Ce cadre juridique complexe nécessite une vigilance accrue de la part des acteurs du e-commerce, qui doivent s’assurer de la légalité de leurs pratiques à chaque étape de leur activité.
Les sanctions civiles : réparation du préjudice et cessation de l’atteinte
En cas d’infraction aux droits de propriété intellectuelle, la victime peut engager une action en justice pour obtenir réparation. Les sanctions civiles visent à indemniser le préjudice subi et à faire cesser l’atteinte.

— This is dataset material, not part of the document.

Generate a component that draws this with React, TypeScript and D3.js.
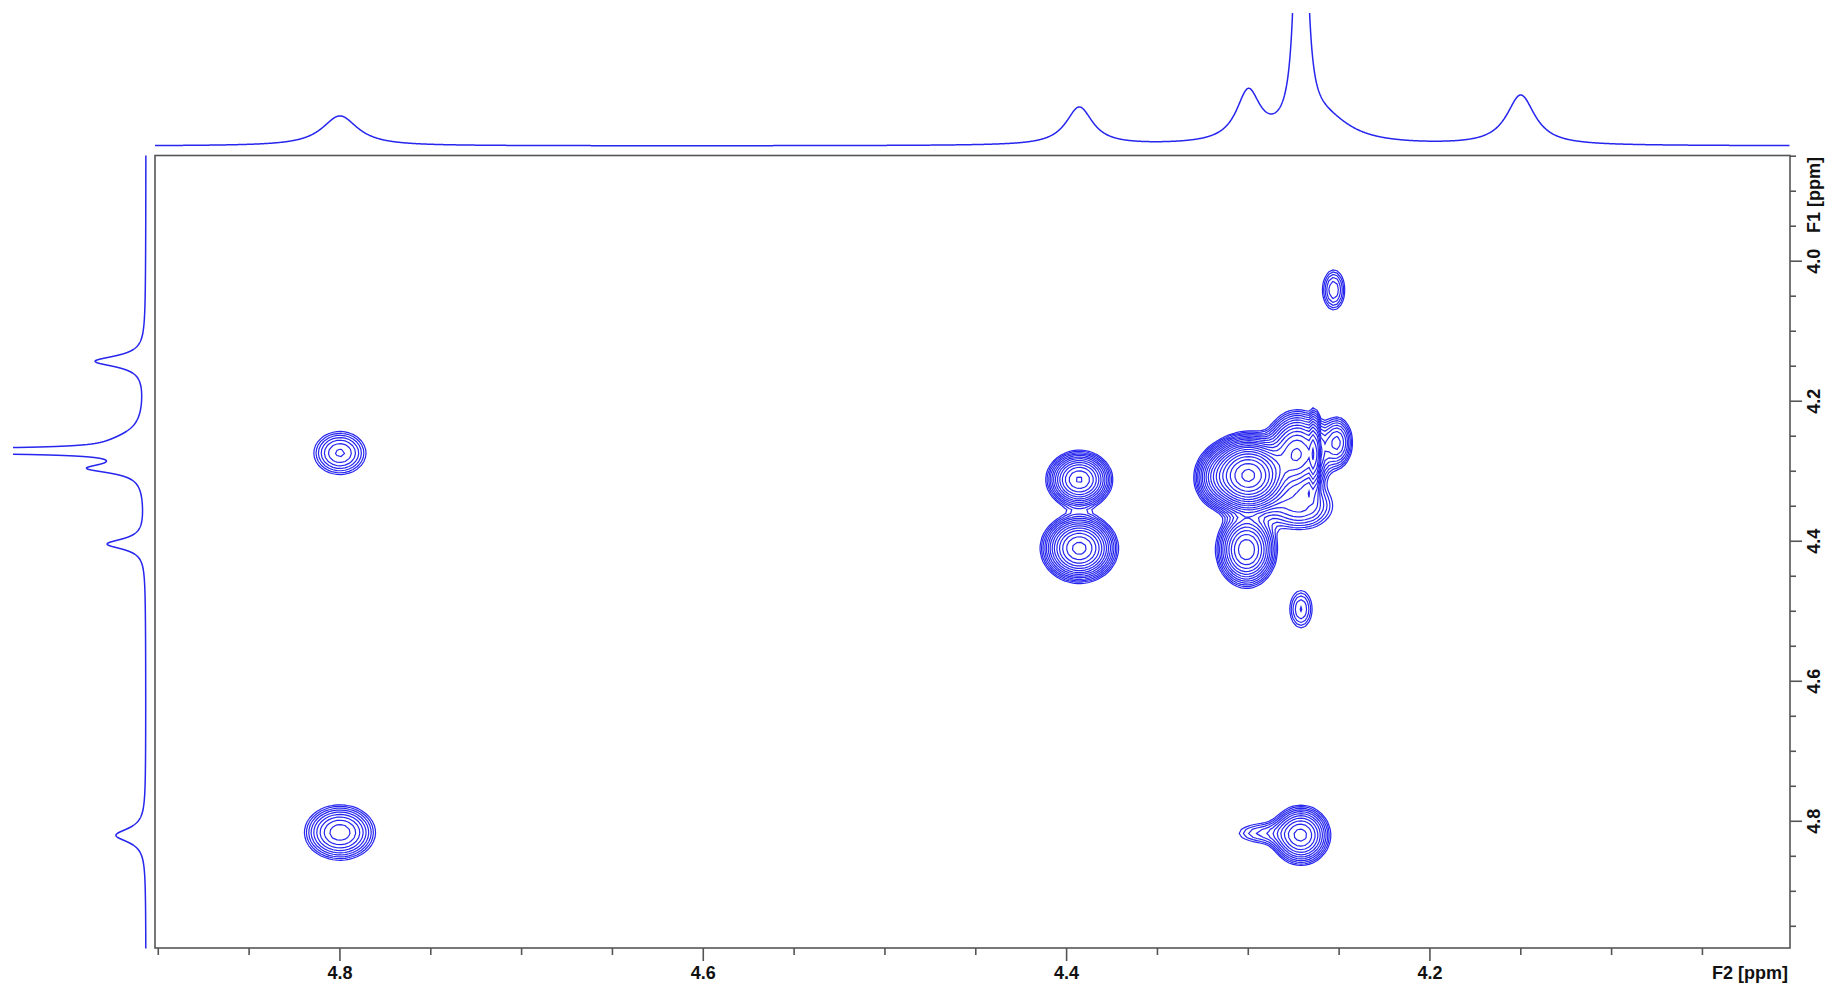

Le tribunal judiciaire est compétent pour statuer sur ces litiges. Il peut prononcer plusieurs types de mesures :
- Des dommages et intérêts pour compenser le préjudice économique et moral
- La cessation de l’atteinte sous astreinte
- La confiscation des profits illicites
- La publication du jugement aux frais du contrevenant
Le calcul des dommages et intérêts prend en compte divers facteurs comme les bénéfices réalisés par le contrefacteur, le manque à gagner pour la victime ou encore l’atteinte à l’image de marque. La juridiction peut ordonner la communication de documents comptables pour évaluer précisément le préjudice.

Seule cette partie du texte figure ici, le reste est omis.